== Stated task ==
Transcribe the data in full and exactly, omitting any pictures.

== Information supplied ==

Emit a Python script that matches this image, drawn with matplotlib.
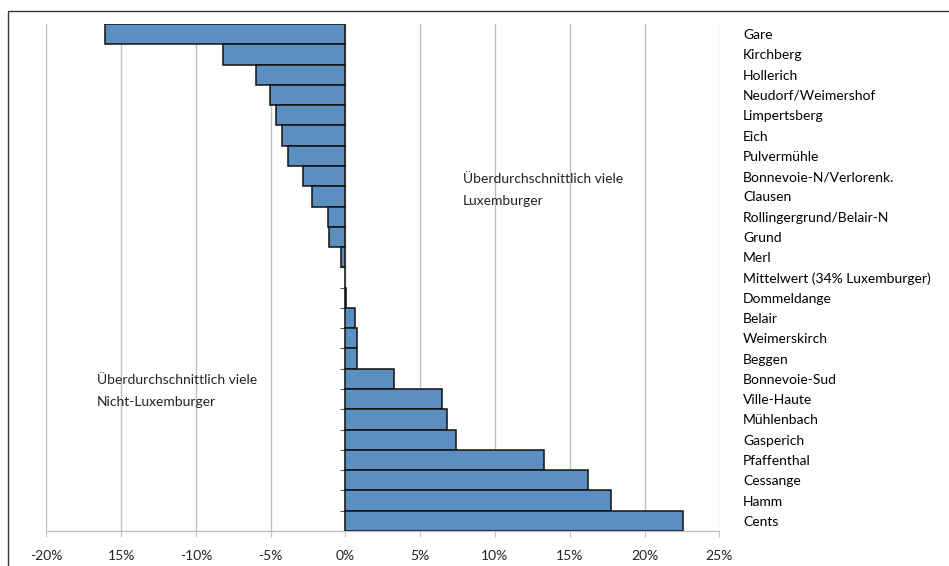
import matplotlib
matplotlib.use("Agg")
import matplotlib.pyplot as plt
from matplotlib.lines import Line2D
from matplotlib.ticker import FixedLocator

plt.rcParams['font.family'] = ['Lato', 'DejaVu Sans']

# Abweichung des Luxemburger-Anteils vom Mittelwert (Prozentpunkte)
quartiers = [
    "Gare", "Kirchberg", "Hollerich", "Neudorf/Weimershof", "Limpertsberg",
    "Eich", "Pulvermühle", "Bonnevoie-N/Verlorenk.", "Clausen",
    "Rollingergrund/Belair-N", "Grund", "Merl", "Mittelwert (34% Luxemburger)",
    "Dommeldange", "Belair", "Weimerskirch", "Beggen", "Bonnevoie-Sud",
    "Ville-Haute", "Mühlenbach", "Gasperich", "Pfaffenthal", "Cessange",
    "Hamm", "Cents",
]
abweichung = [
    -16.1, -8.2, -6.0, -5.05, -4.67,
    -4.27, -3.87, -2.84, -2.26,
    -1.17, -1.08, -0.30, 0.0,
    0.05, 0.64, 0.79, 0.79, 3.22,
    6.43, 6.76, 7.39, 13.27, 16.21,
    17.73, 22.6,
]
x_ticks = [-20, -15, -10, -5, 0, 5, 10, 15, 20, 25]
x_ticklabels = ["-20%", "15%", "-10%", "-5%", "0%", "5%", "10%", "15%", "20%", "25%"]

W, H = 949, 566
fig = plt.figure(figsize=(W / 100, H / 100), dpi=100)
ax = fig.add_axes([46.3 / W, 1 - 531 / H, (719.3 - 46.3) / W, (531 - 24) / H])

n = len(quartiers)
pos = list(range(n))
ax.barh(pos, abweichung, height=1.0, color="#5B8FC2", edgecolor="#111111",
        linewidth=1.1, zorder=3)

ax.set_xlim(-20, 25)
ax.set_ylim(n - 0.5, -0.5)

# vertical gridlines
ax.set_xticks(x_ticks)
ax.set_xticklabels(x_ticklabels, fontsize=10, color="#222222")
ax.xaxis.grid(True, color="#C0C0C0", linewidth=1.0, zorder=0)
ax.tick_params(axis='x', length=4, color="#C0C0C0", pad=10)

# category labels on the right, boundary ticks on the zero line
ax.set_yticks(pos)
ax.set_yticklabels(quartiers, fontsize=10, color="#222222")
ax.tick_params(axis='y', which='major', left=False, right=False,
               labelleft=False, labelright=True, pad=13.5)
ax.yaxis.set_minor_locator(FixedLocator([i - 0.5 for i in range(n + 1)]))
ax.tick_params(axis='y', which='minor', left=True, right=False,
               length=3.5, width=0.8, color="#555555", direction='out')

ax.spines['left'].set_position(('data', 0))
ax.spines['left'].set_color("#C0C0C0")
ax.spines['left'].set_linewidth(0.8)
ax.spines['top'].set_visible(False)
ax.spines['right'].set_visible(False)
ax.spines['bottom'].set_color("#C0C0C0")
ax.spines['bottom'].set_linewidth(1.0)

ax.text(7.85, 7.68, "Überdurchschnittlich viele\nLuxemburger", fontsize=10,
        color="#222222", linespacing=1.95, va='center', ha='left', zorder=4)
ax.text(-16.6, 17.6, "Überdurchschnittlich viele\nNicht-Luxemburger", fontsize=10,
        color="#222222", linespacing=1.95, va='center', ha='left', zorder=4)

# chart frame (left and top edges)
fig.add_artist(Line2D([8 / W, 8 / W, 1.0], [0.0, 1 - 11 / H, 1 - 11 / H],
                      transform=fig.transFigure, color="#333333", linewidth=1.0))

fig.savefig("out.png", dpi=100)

== Task output ==
Emit a Python script that matches this image, drawn with matplotlib.
import matplotlib
matplotlib.use("Agg")
import matplotlib.pyplot as plt
from matplotlib.lines import Line2D
from matplotlib.ticker import FixedLocator

plt.rcParams['font.family'] = ['Lato', 'DejaVu Sans']

# Abweichung des Luxemburger-Anteils vom Mittelwert (Prozentpunkte)
quartiers = [
    "Gare", "Kirchberg", "Hollerich", "Neudorf/Weimershof", "Limpertsberg",
    "Eich", "Pulvermühle", "Bonnevoie-N/Verlorenk.", "Clausen",
    "Rollingergrund/Belair-N", "Grund", "Merl", "Mittelwert (34% Luxemburger)",
    "Dommeldange", "Belair", "Weimerskirch", "Beggen", "Bonnevoie-Sud",
    "Ville-Haute", "Mühlenbach", "Gasperich", "Pfaffenthal", "Cessange",
    "Hamm", "Cents",
]
abweichung = [
    -16.1, -8.2, -6.0, -5.05, -4.67,
    -4.27, -3.87, -2.84, -2.26,
    -1.17, -1.08, -0.30, 0.0,
    0.05, 0.64, 0.79, 0.79, 3.22,
    6.43, 6.76, 7.39, 13.27, 16.21,
    17.73, 22.6,
]
x_ticks = [-20, -15, -10, -5, 0, 5, 10, 15, 20, 25]
x_ticklabels = ["-20%", "15%", "-10%", "-5%", "0%", "5%", "10%", "15%", "20%", "25%"]

W, H = 949, 566
fig = plt.figure(figsize=(W / 100, H / 100), dpi=100)
ax = fig.add_axes([46.3 / W, 1 - 531 / H, (719.3 - 46.3) / W, (531 - 24) / H])

n = len(quartiers)
pos = list(range(n))
ax.barh(pos, abweichung, height=1.0, color="#5B8FC2", edgecolor="#111111",
        linewidth=1.1, zorder=3)

ax.set_xlim(-20, 25)
ax.set_ylim(n - 0.5, -0.5)

# vertical gridlines
ax.set_xticks(x_ticks)
ax.set_xticklabels(x_ticklabels, fontsize=10, color="#222222")
ax.xaxis.grid(True, color="#C0C0C0", linewidth=1.0, zorder=0)
ax.tick_params(axis='x', length=4, color="#C0C0C0", pad=10)

# category labels on the right, boundary ticks on the zero line
ax.set_yticks(pos)
ax.set_yticklabels(quartiers, fontsize=10, color="#222222")
ax.tick_params(axis='y', which='major', left=False, right=False,
               labelleft=False, labelright=True, pad=13.5)
ax.yaxis.set_minor_locator(FixedLocator([i - 0.5 for i in range(n + 1)]))
ax.tick_params(axis='y', which='minor', left=True, right=False,
               length=3.5, width=0.8, color="#555555", direction='out')

ax.spines['left'].set_position(('data', 0))
ax.spines['left'].set_color("#C0C0C0")
ax.spines['left'].set_linewidth(0.8)
ax.spines['top'].set_visible(False)
ax.spines['right'].set_visible(False)
ax.spines['bottom'].set_color("#C0C0C0")
ax.spines['bottom'].set_linewidth(1.0)

ax.text(7.85, 7.68, "Überdurchschnittlich viele\nLuxemburger", fontsize=10,
        color="#222222", linespacing=1.95, va='center', ha='left', zorder=4)
ax.text(-16.6, 17.6, "Überdurchschnittlich viele\nNicht-Luxemburger", fontsize=10,
        color="#222222", linespacing=1.95, va='center', ha='left', zorder=4)

# chart frame (left and top edges)
fig.add_artist(Line2D([8 / W, 8 / W, 1.0], [0.0, 1 - 11 / H, 1 - 11 / H],
                      transform=fig.transFigure, color="#333333", linewidth=1.0))

fig.savefig("out.png", dpi=100)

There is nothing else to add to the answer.